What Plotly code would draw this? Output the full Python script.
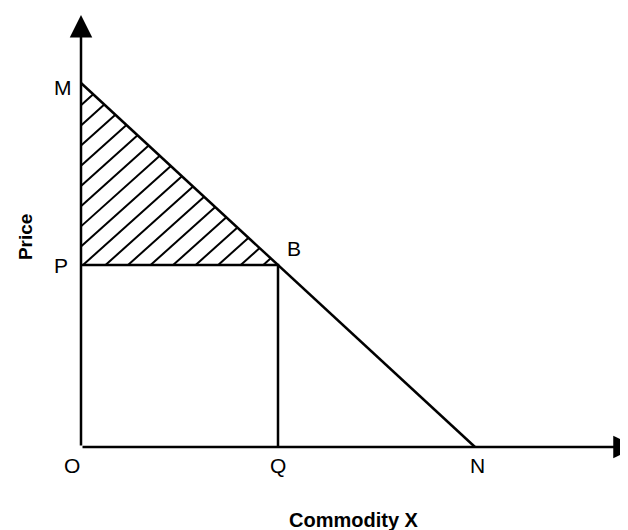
import plotly.graph_objects as go

# Key points of the diagram (data units)
point_names = ["O", "M", "P", "B", "Q", "N"]
point_x = [0, 0, 0, 5, 5, 10]
point_y = [0, 10, 5, 5, 0, 0]

# Axis extents (arrow tips)
x_axis_end = 14.08
y_axis_end = 11.87

# Hatching of the consumer surplus triangle M-P-B
hatch_spacing = 0.572
hatch_slope = 0.97
hatch_offset = 0.05

pts = dict(zip(point_names, zip(point_x, point_y)))
Mx, My = pts["M"]
Px, Py = pts["P"]
Bx, By = pts["B"]
Nx, Ny = pts["N"]
Qx, Qy = pts["Q"]

fig = go.Figure()

# hatch lines
hx, hy = [], []
hyp_slope = (By - My) / (Bx - Mx)
for k in range(-20, 20):
    c = hatch_offset + k * hatch_spacing
    if c >= Bx:
        continue
    if c >= 0:
        sx, sy = c, Py
    else:
        sx, sy = 0, Py - hatch_slope * c
        if sy >= My:
            continue
    ex = (My - Py + hatch_slope * c) / (hatch_slope - hyp_slope)
    ey = My + hyp_slope * ex
    hx += [sx, ex, None]
    hy += [sy, ey, None]
fig.add_trace(go.Scatter(x=hx, y=hy, mode="lines",
                         line=dict(color="black", width=2), hoverinfo="skip"))

# demand line M-N
fig.add_trace(go.Scatter(x=[Mx, Nx], y=[My, Ny], mode="lines",
                         line=dict(color="black", width=2.5)))
# P-B horizontal and B-Q vertical
fig.add_trace(go.Scatter(x=[Px, Bx, Qx], y=[Py, By, Qy], mode="lines",
                         line=dict(color="black", width=2.5)))

font_lbl = dict(family="Liberation Sans, Arial, sans-serif", size=21, color="black")

# Axes with arrows
for (tx, ty) in [(0, y_axis_end), (x_axis_end, 0)]:
    fig.add_annotation(x=tx, y=ty, ax=0, ay=0, xref="x", yref="y",
                       axref="x", ayref="y", showarrow=True, arrowhead=2,
                       arrowwidth=2.5, arrowsize=1.8, arrowcolor="black", text="")

# Point labels
shifts = {"O": (-9, -18), "M": (-18, -4), "P": (-20, 0), "B": (16, 17),
          "Q": (0, -18), "N": (2, -18)}
for name, x, y in zip(point_names, point_x, point_y):
    dx, dy = shifts[name]
    fig.add_annotation(x=x, y=y, text=name, showarrow=False, font=font_lbl,
                       xshift=dx, yshift=dy, xanchor="center", yanchor="middle")

fig.add_annotation(x=-0.0609, y=0.503, xref="paper", yref="paper",
                   text="<b>Price</b>", textangle=-90, showarrow=False,
                   font=dict(family="Liberation Sans, Arial, sans-serif", size=19, color="black"),
                   xanchor="center", yanchor="middle")
fig.add_annotation(x=0.5104, y=-0.116, xref="paper", yref="paper",
                   text="<b>Commodity X</b>", showarrow=False,
                   font=dict(family="Liberation Sans, Arial, sans-serif", size=20, color="black"),
                   xanchor="center", yanchor="middle")

fig.update_layout(
    width=628, height=530,
    margin=dict(l=52, r=0, t=2, b=71),
    paper_bgcolor="white", plot_bgcolor="white",
    showlegend=False,
    xaxis=dict(range=[-21 / 39.4, (576 - 21) / 39.4], visible=False, fixedrange=True),
    yaxis=dict(range=[-20 / 36.4, 437 / 36.4], visible=False, fixedrange=True),
)

fig.write_html("out.html")
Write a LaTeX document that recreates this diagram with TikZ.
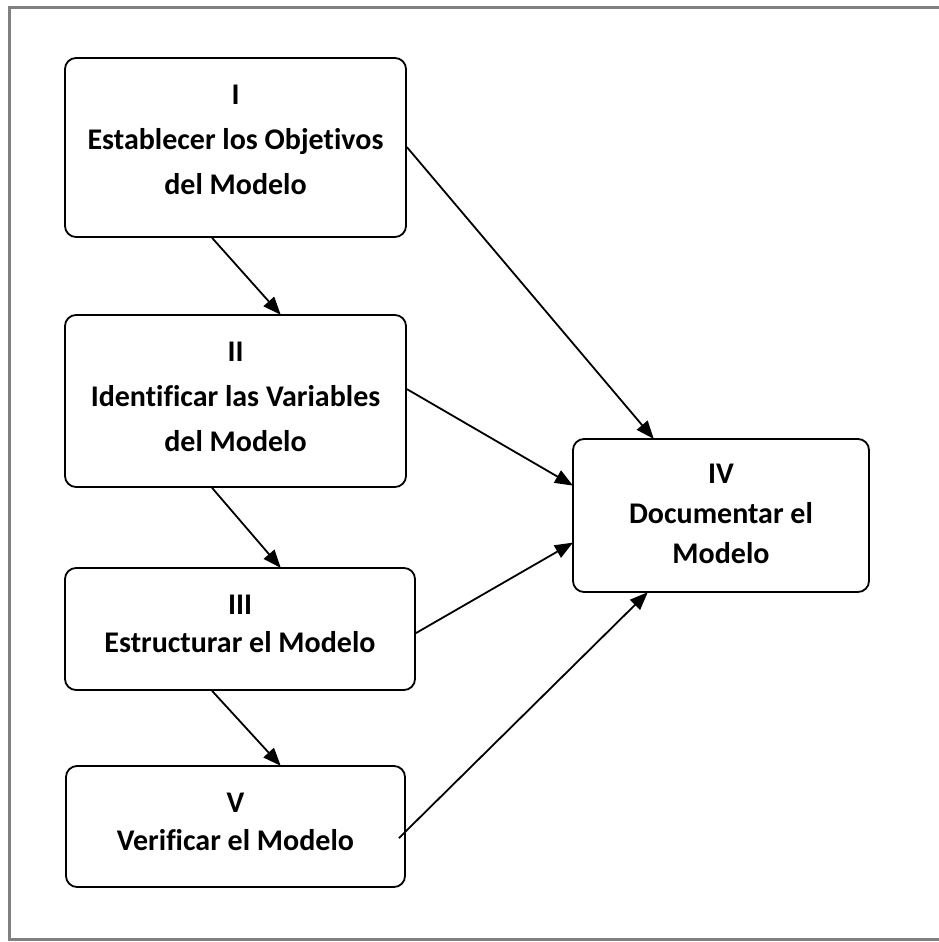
········
- Task goal:
Make an exact copy of all the material, but keep the pictures out of it.

- Reply:
What Plotly code would draw this? Output the full Python script.
import plotly.graph_objects as go

# Key points of the diagram (data units)
point_names = ["O", "M", "P", "B", "Q", "N"]
point_x = [0, 0, 0, 5, 5, 10]
point_y = [0, 10, 5, 5, 0, 0]

# Axis extents (arrow tips)
x_axis_end = 14.08
y_axis_end = 11.87

# Hatching of the consumer surplus triangle M-P-B
hatch_spacing = 0.572
hatch_slope = 0.97
hatch_offset = 0.05

pts = dict(zip(point_names, zip(point_x, point_y)))
Mx, My = pts["M"]
Px, Py = pts["P"]
Bx, By = pts["B"]
Nx, Ny = pts["N"]
Qx, Qy = pts["Q"]

fig = go.Figure()

# hatch lines
hx, hy = [], []
hyp_slope = (By - My) / (Bx - Mx)
for k in range(-20, 20):
    c = hatch_offset + k * hatch_spacing
    if c >= Bx:
        continue
    if c >= 0:
        sx, sy = c, Py
    else:
        sx, sy = 0, Py - hatch_slope * c
        if sy >= My:
            continue
    ex = (My - Py + hatch_slope * c) / (hatch_slope - hyp_slope)
    ey = My + hyp_slope * ex
    hx += [sx, ex, None]
    hy += [sy, ey, None]
fig.add_trace(go.Scatter(x=hx, y=hy, mode="lines",
                         line=dict(color="black", width=2), hoverinfo="skip"))

# demand line M-N
fig.add_trace(go.Scatter(x=[Mx, Nx], y=[My, Ny], mode="lines",
                         line=dict(color="black", width=2.5)))
# P-B horizontal and B-Q vertical
fig.add_trace(go.Scatter(x=[Px, Bx, Qx], y=[Py, By, Qy], mode="lines",
                         line=dict(color="black", width=2.5)))

font_lbl = dict(family="Liberation Sans, Arial, sans-serif", size=21, color="black")

# Axes with arrows
for (tx, ty) in [(0, y_axis_end), (x_axis_end, 0)]:
    fig.add_annotation(x=tx, y=ty, ax=0, ay=0, xref="x", yref="y",
                       axref="x", ayref="y", showarrow=True, arrowhead=2,
                       arrowwidth=2.5, arrowsize=1.8, arrowcolor="black", text="")

# Point labels
shifts = {"O": (-9, -18), "M": (-18, -4), "P": (-20, 0), "B": (16, 17),
          "Q": (0, -18), "N": (2, -18)}
for name, x, y in zip(point_names, point_x, point_y):
    dx, dy = shifts[name]
    fig.add_annotation(x=x, y=y, text=name, showarrow=False, font=font_lbl,
                       xshift=dx, yshift=dy, xanchor="center", yanchor="middle")

fig.add_annotation(x=-0.0609, y=0.503, xref="paper", yref="paper",
                   text="<b>Price</b>", textangle=-90, showarrow=False,
                   font=dict(family="Liberation Sans, Arial, sans-serif", size=19, color="black"),
                   xanchor="center", yanchor="middle")
fig.add_annotation(x=0.5104, y=-0.116, xref="paper", yref="paper",
                   text="<b>Commodity X</b>", showarrow=False,
                   font=dict(family="Liberation Sans, Arial, sans-serif", size=20, color="black"),
                   xanchor="center", yanchor="middle")

fig.update_layout(
    width=628, height=530,
    margin=dict(l=52, r=0, t=2, b=71),
    paper_bgcolor="white", plot_bgcolor="white",
    showlegend=False,
    xaxis=dict(range=[-21 / 39.4, (576 - 21) / 39.4], visible=False, fixedrange=True),
    yaxis=dict(range=[-20 / 36.4, 437 / 36.4], visible=False, fixedrange=True),
)

fig.write_html("out.html")
Write a LaTeX document that recreates this diagram with TikZ.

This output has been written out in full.